Space of linear operators complete, but target space not.

Question

Let $X$, $Y$ be normed spaces and denote by $L(X,Y)$ the space of bounded linear operators from $X$ to $Y$. We know that $L(X,Y)$ is complete if $Y$ is. Could you provide me with an example where $L(X,Y)$ is complete, but $Y$ is not?

Answer 1

No, because the converse is also true (provided $X$ is non-trivial, i.e. $X \neq \{0\}$).

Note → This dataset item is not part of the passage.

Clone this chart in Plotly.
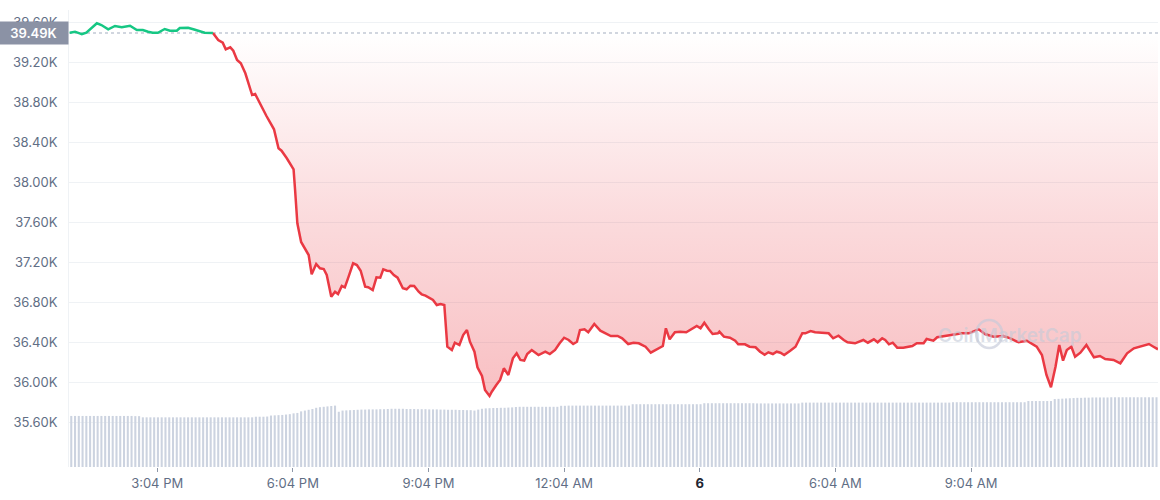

Indeed, let $\{y_n\}$ be a Cauchy sequence in $Y$. Let $x_0 \in X \setminus \{0\}$. By the Hahn-Banach Theorem, there is a linear functional $L \colon X \to K$, where $K = \mathbb{R}, \mathbb{C},...$ is the field of scalars, such that $L(x_0) = 1.$

Define $T_n \colon X \to Y$ via $x \mapsto L(x)y_n$. One can easily check that $T_n$ is linear and continuous, indeed $$\|T_n\|_{L(X,Y)} = \sup_{x \neq 0}\frac{L(x)y_n}{\|x\|} = \|L\|_{L(X,Y)}\|y_n\|_{Y} < \infty.$$

Similarly, $\|T_n - T_m\|_{L(X,Y)} \le \|L\|_{L(X,Y)}\|y_n - y_m\|_{Y}$, showing that $\{T_n\}$ is a Cauchy sequence in the Banach space $L(X,Y)$. Then there exists $T \colon X \to Y$ linear and continuous such that $T_n \to T$ in $L(X,Y)$. Then in particular $T_n(x) \to T(x)$ in $Y$ and hence $$y_n = L(x_0)y_n = T_n(x_0) \to T(x_0).$$ This shows that $\{y_n\}$ is convergent (to $T(x_0)$).